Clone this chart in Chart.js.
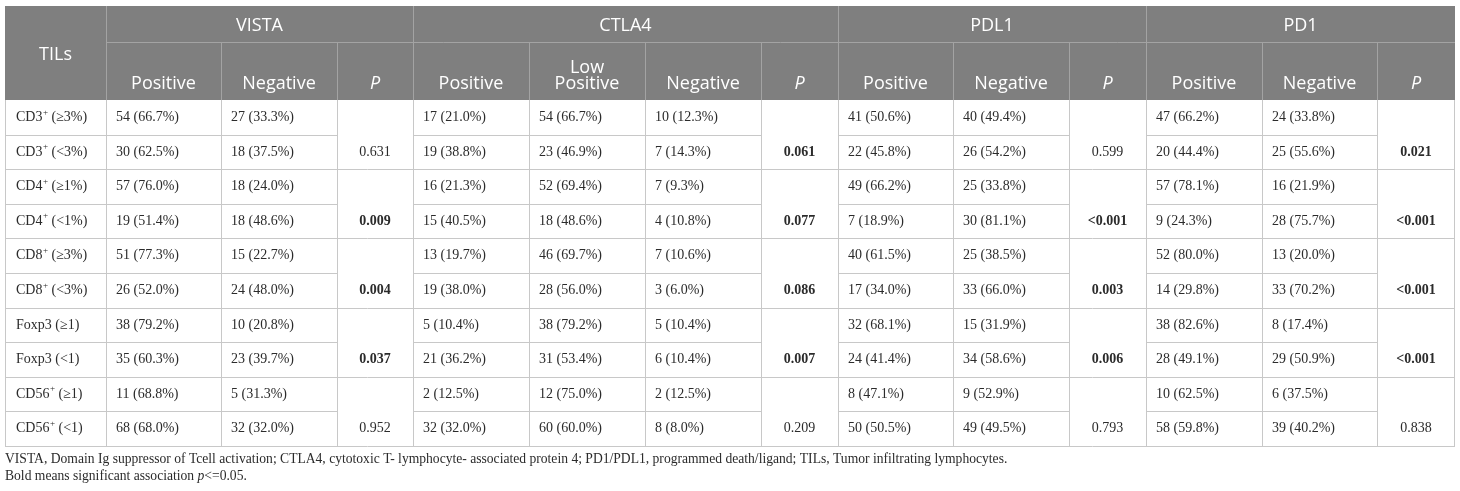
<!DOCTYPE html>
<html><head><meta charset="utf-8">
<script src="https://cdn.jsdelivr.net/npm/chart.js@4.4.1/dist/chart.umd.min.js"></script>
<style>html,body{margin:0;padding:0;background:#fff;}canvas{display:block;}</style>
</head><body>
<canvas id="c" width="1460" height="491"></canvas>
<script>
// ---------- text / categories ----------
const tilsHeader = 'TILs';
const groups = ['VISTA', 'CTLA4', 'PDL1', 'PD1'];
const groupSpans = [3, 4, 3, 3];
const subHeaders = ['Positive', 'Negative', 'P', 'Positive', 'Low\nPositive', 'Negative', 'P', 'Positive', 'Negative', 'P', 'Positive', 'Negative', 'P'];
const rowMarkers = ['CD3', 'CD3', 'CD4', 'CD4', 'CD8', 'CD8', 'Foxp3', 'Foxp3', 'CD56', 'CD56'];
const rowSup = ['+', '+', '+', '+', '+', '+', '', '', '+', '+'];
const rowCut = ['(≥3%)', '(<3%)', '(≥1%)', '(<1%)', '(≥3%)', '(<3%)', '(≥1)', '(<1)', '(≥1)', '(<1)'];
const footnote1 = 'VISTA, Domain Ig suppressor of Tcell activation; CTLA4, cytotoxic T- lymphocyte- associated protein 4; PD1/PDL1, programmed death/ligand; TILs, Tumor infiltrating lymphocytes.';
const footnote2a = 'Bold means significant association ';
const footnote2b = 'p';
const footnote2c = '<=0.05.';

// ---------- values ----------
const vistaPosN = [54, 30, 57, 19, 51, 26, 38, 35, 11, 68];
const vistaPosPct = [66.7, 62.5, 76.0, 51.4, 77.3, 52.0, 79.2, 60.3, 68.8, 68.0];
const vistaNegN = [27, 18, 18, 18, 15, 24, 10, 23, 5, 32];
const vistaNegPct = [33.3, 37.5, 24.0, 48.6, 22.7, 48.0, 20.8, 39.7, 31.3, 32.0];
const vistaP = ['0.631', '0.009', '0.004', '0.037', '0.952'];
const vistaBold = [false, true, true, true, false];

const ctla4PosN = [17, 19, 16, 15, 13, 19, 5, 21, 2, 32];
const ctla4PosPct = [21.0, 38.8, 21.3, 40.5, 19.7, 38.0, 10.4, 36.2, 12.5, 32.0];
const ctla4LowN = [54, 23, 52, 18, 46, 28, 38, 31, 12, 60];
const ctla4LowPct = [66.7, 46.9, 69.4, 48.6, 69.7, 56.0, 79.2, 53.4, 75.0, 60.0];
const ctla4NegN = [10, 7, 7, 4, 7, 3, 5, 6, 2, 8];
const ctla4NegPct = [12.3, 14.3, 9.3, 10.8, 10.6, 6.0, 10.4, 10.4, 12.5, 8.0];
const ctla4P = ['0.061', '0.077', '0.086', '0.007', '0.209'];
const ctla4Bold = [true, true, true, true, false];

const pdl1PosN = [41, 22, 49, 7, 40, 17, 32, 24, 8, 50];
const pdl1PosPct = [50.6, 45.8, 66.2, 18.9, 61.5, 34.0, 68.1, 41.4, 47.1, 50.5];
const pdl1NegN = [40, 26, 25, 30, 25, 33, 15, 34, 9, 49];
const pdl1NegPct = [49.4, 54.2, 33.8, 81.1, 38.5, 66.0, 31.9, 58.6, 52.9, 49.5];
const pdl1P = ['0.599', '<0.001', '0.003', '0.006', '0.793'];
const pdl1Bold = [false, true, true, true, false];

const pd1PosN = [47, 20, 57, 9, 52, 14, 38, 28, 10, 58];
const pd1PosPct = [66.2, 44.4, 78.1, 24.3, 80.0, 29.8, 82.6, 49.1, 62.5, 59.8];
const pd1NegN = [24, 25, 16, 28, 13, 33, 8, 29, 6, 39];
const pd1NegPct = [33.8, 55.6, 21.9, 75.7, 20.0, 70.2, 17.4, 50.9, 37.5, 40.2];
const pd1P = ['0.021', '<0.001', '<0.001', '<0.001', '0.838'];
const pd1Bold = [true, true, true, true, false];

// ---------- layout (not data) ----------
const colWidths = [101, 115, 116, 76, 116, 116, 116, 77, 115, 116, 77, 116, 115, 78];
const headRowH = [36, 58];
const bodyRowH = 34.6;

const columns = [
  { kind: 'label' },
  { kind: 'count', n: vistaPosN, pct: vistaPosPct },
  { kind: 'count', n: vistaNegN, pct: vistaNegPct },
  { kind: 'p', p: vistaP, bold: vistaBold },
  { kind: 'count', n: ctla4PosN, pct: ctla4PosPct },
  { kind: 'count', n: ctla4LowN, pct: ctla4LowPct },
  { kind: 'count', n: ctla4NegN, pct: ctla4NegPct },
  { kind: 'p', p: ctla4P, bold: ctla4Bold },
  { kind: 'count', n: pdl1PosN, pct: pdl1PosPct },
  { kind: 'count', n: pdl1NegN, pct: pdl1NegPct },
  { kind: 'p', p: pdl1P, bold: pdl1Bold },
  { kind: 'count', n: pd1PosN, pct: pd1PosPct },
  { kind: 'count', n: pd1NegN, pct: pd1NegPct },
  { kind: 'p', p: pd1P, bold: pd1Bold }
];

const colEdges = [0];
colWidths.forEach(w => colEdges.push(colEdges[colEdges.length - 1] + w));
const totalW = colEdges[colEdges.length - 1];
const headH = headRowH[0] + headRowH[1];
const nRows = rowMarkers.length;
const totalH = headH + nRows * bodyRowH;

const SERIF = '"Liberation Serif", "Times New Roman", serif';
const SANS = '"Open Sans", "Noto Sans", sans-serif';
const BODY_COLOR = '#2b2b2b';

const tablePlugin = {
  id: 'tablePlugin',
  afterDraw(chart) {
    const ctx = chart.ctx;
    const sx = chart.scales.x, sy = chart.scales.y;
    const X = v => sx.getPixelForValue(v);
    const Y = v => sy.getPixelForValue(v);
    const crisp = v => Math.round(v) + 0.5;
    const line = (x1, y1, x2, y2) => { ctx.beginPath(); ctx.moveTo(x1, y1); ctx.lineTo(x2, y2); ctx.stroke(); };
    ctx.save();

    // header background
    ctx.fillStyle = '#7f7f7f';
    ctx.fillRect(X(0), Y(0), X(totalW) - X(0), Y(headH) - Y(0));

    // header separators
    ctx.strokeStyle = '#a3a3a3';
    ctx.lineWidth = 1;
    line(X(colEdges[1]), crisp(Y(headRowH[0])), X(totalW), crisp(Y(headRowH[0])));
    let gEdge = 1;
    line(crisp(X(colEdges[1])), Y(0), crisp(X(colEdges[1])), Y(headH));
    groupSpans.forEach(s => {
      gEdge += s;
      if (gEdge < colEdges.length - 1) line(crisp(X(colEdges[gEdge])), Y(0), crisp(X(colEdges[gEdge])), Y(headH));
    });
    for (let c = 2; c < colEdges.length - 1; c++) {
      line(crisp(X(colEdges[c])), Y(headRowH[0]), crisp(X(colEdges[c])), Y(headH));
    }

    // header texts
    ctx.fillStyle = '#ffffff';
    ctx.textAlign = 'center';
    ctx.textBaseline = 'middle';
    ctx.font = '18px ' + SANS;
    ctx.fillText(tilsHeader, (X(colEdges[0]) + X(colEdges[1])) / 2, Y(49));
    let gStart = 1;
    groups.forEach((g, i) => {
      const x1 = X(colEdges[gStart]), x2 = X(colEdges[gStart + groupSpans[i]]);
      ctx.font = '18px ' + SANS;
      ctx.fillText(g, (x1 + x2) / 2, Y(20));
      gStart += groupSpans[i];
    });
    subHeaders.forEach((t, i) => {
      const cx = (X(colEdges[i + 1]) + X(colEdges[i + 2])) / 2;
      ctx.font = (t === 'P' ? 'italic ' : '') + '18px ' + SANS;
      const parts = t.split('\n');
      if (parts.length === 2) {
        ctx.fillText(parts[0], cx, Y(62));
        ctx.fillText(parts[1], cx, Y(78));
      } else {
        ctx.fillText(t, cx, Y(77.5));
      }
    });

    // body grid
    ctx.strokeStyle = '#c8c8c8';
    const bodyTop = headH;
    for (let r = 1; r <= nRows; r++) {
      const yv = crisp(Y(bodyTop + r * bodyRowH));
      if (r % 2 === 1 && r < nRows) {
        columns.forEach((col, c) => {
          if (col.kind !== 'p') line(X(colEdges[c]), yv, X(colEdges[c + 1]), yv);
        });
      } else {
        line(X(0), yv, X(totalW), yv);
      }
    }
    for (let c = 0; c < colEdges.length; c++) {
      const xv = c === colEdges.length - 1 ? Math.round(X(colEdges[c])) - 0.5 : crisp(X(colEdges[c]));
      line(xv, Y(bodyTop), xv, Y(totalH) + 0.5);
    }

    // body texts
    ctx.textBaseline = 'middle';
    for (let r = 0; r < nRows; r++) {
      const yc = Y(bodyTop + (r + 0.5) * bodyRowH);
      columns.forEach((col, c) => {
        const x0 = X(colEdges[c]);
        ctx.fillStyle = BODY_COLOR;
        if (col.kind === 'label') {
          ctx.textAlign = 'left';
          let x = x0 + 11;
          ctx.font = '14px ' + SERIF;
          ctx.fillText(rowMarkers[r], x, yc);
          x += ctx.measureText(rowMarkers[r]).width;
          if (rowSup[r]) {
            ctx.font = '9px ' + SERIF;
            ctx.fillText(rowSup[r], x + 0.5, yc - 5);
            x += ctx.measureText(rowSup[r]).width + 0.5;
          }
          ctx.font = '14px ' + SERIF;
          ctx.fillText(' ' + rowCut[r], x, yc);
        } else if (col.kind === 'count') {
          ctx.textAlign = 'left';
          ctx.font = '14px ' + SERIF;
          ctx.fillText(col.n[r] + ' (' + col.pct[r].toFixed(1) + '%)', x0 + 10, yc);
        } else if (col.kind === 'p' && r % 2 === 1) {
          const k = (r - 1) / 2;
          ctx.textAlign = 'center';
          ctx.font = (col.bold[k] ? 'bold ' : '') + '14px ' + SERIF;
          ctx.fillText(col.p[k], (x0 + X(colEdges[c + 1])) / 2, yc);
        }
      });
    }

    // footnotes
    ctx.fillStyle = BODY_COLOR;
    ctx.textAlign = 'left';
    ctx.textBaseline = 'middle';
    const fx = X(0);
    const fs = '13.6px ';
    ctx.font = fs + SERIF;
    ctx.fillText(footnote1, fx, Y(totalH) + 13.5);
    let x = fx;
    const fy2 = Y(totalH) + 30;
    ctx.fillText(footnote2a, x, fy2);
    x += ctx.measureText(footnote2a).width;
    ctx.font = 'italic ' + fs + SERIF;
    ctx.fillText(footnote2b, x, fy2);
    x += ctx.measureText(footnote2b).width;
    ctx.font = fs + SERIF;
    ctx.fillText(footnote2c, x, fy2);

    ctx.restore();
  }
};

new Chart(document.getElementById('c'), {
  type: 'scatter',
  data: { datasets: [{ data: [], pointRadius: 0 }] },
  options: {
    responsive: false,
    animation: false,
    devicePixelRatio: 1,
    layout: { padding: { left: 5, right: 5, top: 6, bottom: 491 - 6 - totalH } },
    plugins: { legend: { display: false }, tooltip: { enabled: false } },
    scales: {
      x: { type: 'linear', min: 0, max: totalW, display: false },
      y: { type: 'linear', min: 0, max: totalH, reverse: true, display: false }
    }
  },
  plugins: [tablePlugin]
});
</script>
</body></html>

TASK PROMPT - Give again exactly the lines running from the beginning of the material above through the line that contains "const vistaBold = [false, true, true, true, false];", and leave out every picture.

ANSWER TO THIS PROBLEM -
Clone this chart in Chart.js.
<!DOCTYPE html>
<html><head><meta charset="utf-8">
<script src="https://cdn.jsdelivr.net/npm/chart.js@4.4.1/dist/chart.umd.min.js"></script>
<style>html,body{margin:0;padding:0;background:#fff;}canvas{display:block;}</style>
</head><body>
<canvas id="c" width="1460" height="491"></canvas>
<script>
// ---------- text / categories ----------
const tilsHeader = 'TILs';
const groups = ['VISTA', 'CTLA4', 'PDL1', 'PD1'];
const groupSpans = [3, 4, 3, 3];
const subHeaders = ['Positive', 'Negative', 'P', 'Positive', 'Low\nPositive', 'Negative', 'P', 'Positive', 'Negative', 'P', 'Positive', 'Negative', 'P'];
const rowMarkers = ['CD3', 'CD3', 'CD4', 'CD4', 'CD8', 'CD8', 'Foxp3', 'Foxp3', 'CD56', 'CD56'];
const rowSup = ['+', '+', '+', '+', '+', '+', '', '', '+', '+'];
const rowCut = ['(≥3%)', '(<3%)', '(≥1%)', '(<1%)', '(≥3%)', '(<3%)', '(≥1)', '(<1)', '(≥1)', '(<1)'];
const footnote1 = 'VISTA, Domain Ig suppressor of Tcell activation; CTLA4, cytotoxic T- lymphocyte- associated protein 4; PD1/PDL1, programmed death/ligand; TILs, Tumor infiltrating lymphocytes.';
const footnote2a = 'Bold means significant association ';
const footnote2b = 'p';
const footnote2c = '<=0.05.';

// ---------- values ----------
const vistaPosN = [54, 30, 57, 19, 51, 26, 38, 35, 11, 68];
const vistaPosPct = [66.7, 62.5, 76.0, 51.4, 77.3, 52.0, 79.2, 60.3, 68.8, 68.0];
const vistaNegN = [27, 18, 18, 18, 15, 24, 10, 23, 5, 32];
const vistaNegPct = [33.3, 37.5, 24.0, 48.6, 22.7, 48.0, 20.8, 39.7, 31.3, 32.0];
const vistaP = ['0.631', '0.009', '0.004', '0.037', '0.952'];
const vistaBold = [false, true, true, true, false];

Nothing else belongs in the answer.